Boats filled with exuberant locals race across the waters as the 2021 Qintong Boat Festival is kicked off at Qinhu National Wetland Park in Jiangyan District, Taizhou City in east China’s province of Jiangsu on April 8, 2021.
On the second day of China’s Qingming Festival, the entire community in Qintong Town, Jiangyan District, Taizhou City, east China’s Jiangsu Province immerse themselves with a boating obsession.
The Qingming Festival observed in April every year is a day for the Chinese people to pay respect to their ancestors. Traditions related to its commemoration differ greatly among various regions. In Qintong Town, the Qintong Boat Festival is held on the second day of the Qingming Festival. Every year, hundreds of boats and tens of thousands of rowers gather for this spectacular folk gala.
Qintong and its neighboring areas lie in the Lixia River basin where pole-propelled boats are among the most common modes of transport for communities. Naturally, these boats play a leading role in local festive events. In 1998, this ancient tradition was included in China’s top 10 traditional folk culture tourism festivals by the National Tourism Administration. And in 2008, it was included in the second batch of national intangible cultural heritage.
The origins of the Qintong Boat Festival can be traced back to the Southern Song Dynasty (1127–1279). According to historical records, in the Qinhu Lake, the Southern Song Dynasty’s famous general, Yue Fei, mounted several successful defenses against the Jin invaders from the north. The fierce battles resulted in heavy casualties for the Song force. Since then, every year on the second day of Qingming, local residents pay tribute to the unmarked graves of the fallen soldiers, praying those heroes’ souls rest in peace and the descendants live happily ever after. Over time, visiting unclaimed graves became a token of good luck, so people competed to be the first boat to arrive at the graveyard. As time went by, the custom gradually evolved into a boat festival.
Today every year on the second day of Qingming, more than 500 boats from nearby villages and towns, along with over 10,000 boatmen and tens of thousands of spectators gather in Qintong to celebrate the boat festival. The participating boats can be categorized generally into four types: tribute boats, pole boats, dragon boats, and paddle boats.
In bright colors and various shapes, the tribute boats embody the finest arts and crafts of the Qintong region. The display session for tribute boats is like a beauty pageant, and even from a distance the audience can sense its strong significance.
The pole boat is the centerpiece of the boat meeting. The lineup of boats is a tradition going back centuries with 12 people standing on each side, and each person holding a pole in hand. Techniques are also required when it comes to selecting poles. The pole should be straight, about five meters in length, and of even thickness, and easy to hold so as to ensure speed and power when rowing.
The pole boats are followed by dragon boats, an auspicious symbol of adequate and timely winds and rains as well as a good harvests of grains. There are dragon dance performances on deck. Those “dragons” in various colors move smoothly up and down from left to right, creating a spectacular scene of dragons marching vigorously.

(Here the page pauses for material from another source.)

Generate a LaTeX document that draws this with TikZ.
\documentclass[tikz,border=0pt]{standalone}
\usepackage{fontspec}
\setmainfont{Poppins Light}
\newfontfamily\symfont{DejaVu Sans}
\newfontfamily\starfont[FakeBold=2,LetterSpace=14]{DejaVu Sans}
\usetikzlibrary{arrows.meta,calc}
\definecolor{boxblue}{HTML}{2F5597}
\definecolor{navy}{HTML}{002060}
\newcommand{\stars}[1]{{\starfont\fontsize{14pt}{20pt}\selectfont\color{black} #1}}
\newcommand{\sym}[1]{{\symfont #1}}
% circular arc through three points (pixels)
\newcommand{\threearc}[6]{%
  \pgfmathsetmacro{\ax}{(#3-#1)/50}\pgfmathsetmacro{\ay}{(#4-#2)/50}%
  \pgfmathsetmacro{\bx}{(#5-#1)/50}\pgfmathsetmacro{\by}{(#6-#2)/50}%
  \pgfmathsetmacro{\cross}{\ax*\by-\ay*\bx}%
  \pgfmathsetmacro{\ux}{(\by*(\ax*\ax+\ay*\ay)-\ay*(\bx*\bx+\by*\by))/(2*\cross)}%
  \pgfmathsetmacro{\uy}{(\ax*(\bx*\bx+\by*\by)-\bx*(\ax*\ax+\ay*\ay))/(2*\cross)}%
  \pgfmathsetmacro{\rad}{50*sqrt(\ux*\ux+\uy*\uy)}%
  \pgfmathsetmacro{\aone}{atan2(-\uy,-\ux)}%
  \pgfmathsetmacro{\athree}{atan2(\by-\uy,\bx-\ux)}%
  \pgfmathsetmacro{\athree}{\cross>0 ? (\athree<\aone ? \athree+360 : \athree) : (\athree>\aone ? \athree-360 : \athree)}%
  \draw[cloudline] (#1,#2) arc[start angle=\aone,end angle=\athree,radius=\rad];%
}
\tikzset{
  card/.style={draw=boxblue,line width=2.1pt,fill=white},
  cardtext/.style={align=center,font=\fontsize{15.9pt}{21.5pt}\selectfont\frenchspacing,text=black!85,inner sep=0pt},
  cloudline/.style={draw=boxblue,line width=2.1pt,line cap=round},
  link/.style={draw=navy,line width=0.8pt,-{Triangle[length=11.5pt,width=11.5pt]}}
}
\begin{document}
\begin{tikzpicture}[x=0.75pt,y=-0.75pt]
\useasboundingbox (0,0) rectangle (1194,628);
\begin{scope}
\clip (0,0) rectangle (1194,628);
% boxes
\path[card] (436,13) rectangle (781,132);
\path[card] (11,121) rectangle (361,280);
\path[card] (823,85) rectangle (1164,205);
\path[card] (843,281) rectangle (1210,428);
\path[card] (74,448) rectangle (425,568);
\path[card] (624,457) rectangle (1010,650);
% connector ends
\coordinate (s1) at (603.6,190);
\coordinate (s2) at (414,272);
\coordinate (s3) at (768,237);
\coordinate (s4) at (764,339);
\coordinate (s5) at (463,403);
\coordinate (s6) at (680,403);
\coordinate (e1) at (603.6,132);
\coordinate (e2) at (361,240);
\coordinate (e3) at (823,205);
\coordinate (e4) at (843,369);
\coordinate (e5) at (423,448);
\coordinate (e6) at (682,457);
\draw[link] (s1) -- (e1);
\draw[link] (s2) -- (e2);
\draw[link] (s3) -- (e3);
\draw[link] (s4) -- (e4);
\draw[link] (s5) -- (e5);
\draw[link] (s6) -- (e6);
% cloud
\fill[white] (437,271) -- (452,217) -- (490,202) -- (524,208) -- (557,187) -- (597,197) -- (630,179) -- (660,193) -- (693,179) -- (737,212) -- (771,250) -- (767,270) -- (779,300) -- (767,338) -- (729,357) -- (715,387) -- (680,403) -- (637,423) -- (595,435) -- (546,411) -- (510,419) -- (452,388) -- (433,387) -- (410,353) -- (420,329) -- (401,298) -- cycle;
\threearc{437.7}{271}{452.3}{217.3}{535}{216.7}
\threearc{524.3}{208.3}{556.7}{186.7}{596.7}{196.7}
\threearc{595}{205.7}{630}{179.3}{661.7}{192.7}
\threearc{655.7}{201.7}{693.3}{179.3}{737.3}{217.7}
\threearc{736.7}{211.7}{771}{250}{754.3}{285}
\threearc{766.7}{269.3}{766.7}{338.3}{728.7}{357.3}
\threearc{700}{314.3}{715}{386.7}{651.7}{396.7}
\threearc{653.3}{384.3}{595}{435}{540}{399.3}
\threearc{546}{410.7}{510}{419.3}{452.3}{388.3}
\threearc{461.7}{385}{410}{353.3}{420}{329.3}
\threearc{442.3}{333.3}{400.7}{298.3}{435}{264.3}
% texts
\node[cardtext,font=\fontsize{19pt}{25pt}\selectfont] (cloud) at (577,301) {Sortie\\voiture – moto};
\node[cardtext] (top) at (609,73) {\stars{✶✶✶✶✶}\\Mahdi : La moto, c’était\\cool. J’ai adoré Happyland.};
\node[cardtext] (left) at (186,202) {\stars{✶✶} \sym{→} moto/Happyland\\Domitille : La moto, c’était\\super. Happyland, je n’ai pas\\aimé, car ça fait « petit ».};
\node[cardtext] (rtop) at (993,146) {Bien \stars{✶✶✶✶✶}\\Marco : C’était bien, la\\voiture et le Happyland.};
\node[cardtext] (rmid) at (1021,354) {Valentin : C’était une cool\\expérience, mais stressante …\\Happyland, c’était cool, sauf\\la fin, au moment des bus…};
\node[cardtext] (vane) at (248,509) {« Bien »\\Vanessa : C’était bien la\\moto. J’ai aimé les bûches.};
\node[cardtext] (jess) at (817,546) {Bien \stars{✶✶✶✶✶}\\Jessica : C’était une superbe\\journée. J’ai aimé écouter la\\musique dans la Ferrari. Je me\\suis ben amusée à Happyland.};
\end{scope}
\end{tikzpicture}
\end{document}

The paddle boat parade is another unique highlight, and features female rowers. In the past, women were not allowed on the boats during the festival, but now this tradition has been scrapped and women can also participate in this big celebration.
On the day of boat racing, the Qinhu Lake is transformed into a boisterous racetrack. Colorful banners and flags flutter in the air, accompanied by pounding drums and lively music. Tens of thousands of people line the bank, hoping to get a glimpse of the boating event. Participating boats spread out across the lake, carrying thousands of poles, looking like a forest from a distance. Synchronized to the sound of gongs and drums, hundreds of boats rush out and race towards the finishing line. It is a festive party featuring time-honored rituals and fond wishes for a better future.